Tschirtner, Oswald
Eine leiter
Tschirtner, Oswald Schneefall [ladder], 1971 ink on paper 21 x 14,8 cm © photo credit Collection de l’Art Brut, Lausanne
Author
Tschirtner, Oswald, (1920-2007), Austria
Biography
Oswald Tschirtner was born near Vienna, Austria. From an early age he displayed a desire to become a priest and, aged ten, he was placed in a seminary. Later, despite his wish to enter a theology faculty, he was recruited into the service of the Reich, then the German army, and had to participate in the Stalingrad campaign. Towards the end of the war he was interned in a prison camp in southern France. Returning to his country, in 1946, he was admitted to a psychiatric hospital, then transferred eight years later to the psychiatric hospital in Maria Gugging, where he became an inmate of the Haus der Künstler (House of Artists). There he began to draw.

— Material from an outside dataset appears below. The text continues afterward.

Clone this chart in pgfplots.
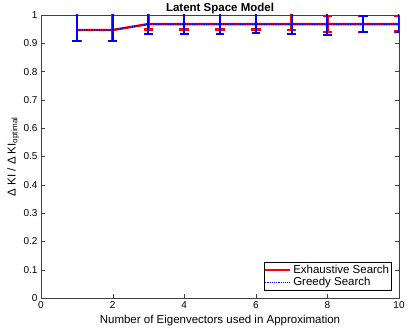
\documentclass[border=0pt]{standalone}
\usepackage{pgfplots}
\pgfplotsset{compat=1.18}
\usepackage{fontspec}
\setmainfont{Liberation Sans}

\pgfplotstableread{
x y ep em
1 0.947 0.1 0.039
2 0.947 0.1 0.039
3 0.968 0.1 0.020
4 0.968 0.1 0.020
5 0.968 0.1 0.020
6 0.968 0.1 0.019
7 0.968 0.1 0.021
8 0.968 0.028 0.028
9 0.968 0.028 0.028
10 0.968 0.028 0.026
}\exhaustive

\pgfplotstableread{
x y ep em
1 0.947 0.1 0.039
2 0.947 0.1 0.039
3 0.968 0.1 0.034
4 0.968 0.1 0.034
5 0.968 0.1 0.034
6 0.968 0.1 0.033
7 0.968 0.1 0.035
8 0.968 0.1 0.038
9 0.968 0.028 0.028
10 0.968 0.1 0.028
}\greedy

\begin{document}
\begin{tikzpicture}
\begin{axis}[
  name=ax,
  scale only axis,
  width=358pt, height=283pt,
  xmin=0, xmax=10, ymin=0, ymax=1,
  xtick={0,2,...,10},
  ytick={0,0.1,...,1},
  tick align=inside,
  axis line style={black!75},
  tick style={black!75},
  tick label style={font=\fontsize{10}{12}\selectfont},
  /pgf/number format/assume math mode=true,
  title={\textbf{Latent Space Model}},
  title style={font=\fontsize{11.5}{13}\selectfont, at={(axis description cs:0.5,1)}, anchor=center, yshift=0pt},
  xlabel={Number of Eigenvectors used in Approximation},
  ylabel={Δ KI / Δ KI\textsubscript{optimal}},
  label style={font=\fontsize{11.5}{13}\selectfont},
  xlabel style={at={(axis description cs:0.5,-0.078)}, anchor=center},
  ylabel style={at={(axis description cs:-0.078,0.5)}, anchor=center},
  legend cell align=left,
  legend image code/.code={\draw[#1] (0pt,0pt) -- (25pt,0pt);},
  legend style={font=\fontsize{11.5}{13}\selectfont, draw=black, inner sep=0.5pt,
    row sep=-1pt, at={(0.98,0.028)}, anchor=south east},
]
\addplot[red, line width=2.4pt, forget plot,
  error bars/.cd, y dir=both, y explicit,
  error bar style={line width=2.5pt, red},
  error mark options={rotate=90, mark size=4.8pt, line width=2.6pt, color=red, draw=red}]
  table[x=x, y=y, y error plus=ep, y error minus=em] {\exhaustive};
\addplot[blue, line width=1.4pt, densely dotted, forget plot,
  error bars/.cd, y dir=both, y explicit,
  error bar style={line width=2.1pt, blue, solid},
  error mark options={rotate=90, mark size=4.3pt, line width=2pt, color=blue, draw=blue, solid}]
  table[x=x, y=y, y error plus=ep, y error minus=em] {\greedy};
\addlegendimage{red, line width=2pt}
\addlegendentry{Exhaustive Search}
\addlegendimage{blue, line width=1.2pt, densely dotted}
\addlegendentry{Greedy Search}
\end{axis}
\pgfresetboundingbox
\path ([xshift=-41pt,yshift=-31pt]ax.south west) rectangle ([xshift=8pt,yshift=15pt]ax.north east);
\end{tikzpicture}
\end{document}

His compositions are striking because of their minimalist style, the result of abbreviation, abstraction, synthesis and graphic economy. His favourite subjects are silhouettes with lines that he elongated interminably. A sole line flows across the paper and constitutes the drawing, which is reduced here to its simplest form of expression. The figures consist of two arms and a pair of legs, directly linked to a head. The creator systematically chose to overlook the torso and the extremities of the limbs; he also esteemed any other details to be superfluous.